Irish inventor who has been called the “father of the modern submarine.” He designed and built the first successful submarine, Fenian Ram (1875). After improvements, he received a contract from by the U.S. Navy (1895).


Mr. Holland’s Little Demon.

Launched Through a Shop Window and Taken to Pamrapo for Experiment.

Since September, 1882, a sign has been displayed on the door of an upper room in Thomas Gannon’s brass foundry, Jersey City. It read: “Positively no Admittance. This Means You.” Within the room workmen were building a working model of a submarine torpedo boat invented by John Philip Holland. On account of its small size not more than two men could work on it at once, and they dragged along until last week, when it was completed.
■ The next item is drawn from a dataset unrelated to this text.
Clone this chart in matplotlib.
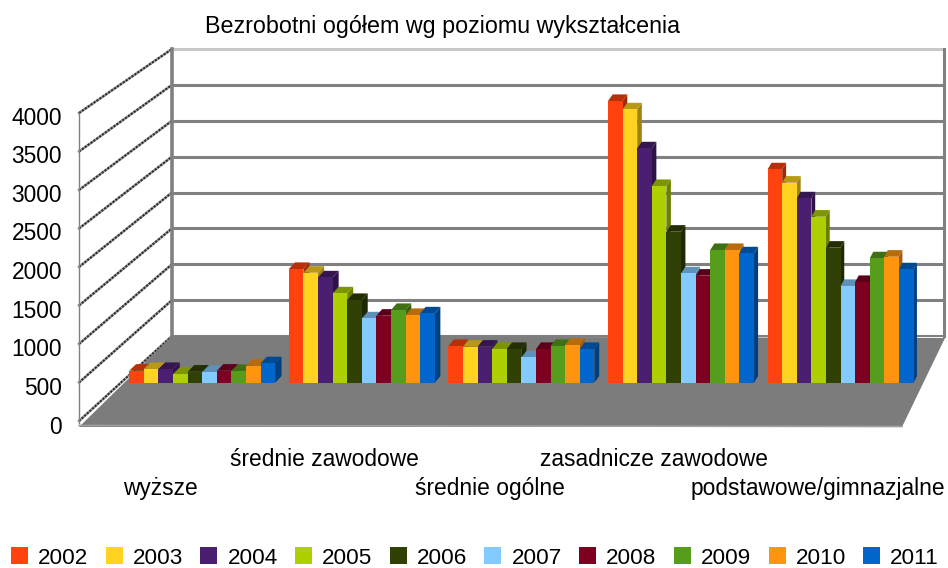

Yesterday the door was opened and a Sun reporter watched half a dozen men launching the new vessel out of the front window and down a pair of skids to a wagon waiting in the street below. The new craft is what is commonly but untruthfully called cigar-shaped. It is the exact shape of the double-cone fishline bobs. It is 16 feet 9 inches in diameter. The shell contains six strakes of boiler iron, the of upper strakes being three-sixteenths inch thick and the bottom strakes an one-quarter of an inch. It is stiffened with six rings of T iron. Under both the bow and the stern are keels, four and a half feet long, the one under the bow being made of lead and weighing 218 pounds. The rudder is hung to the stern keel. On each side of the rudder is a horizontal rudder or fin, that works on the principle of a balance rudder. The two work together. When the forward ends of these rudders are raised while the vessel goes through the water they naturally elevate the stern of the vessel and depress its nose, causing it to dive under the water. When they are held in that position and the empty compartments made for the purpose are filled with water, the vessel will remain below the surface. For the present the new boat will be propelled by a wheel 18 inches in diameter, with 24 inches pitch. The wheel will be turned by a treadle until Mr. Holland completes a new chemical engine.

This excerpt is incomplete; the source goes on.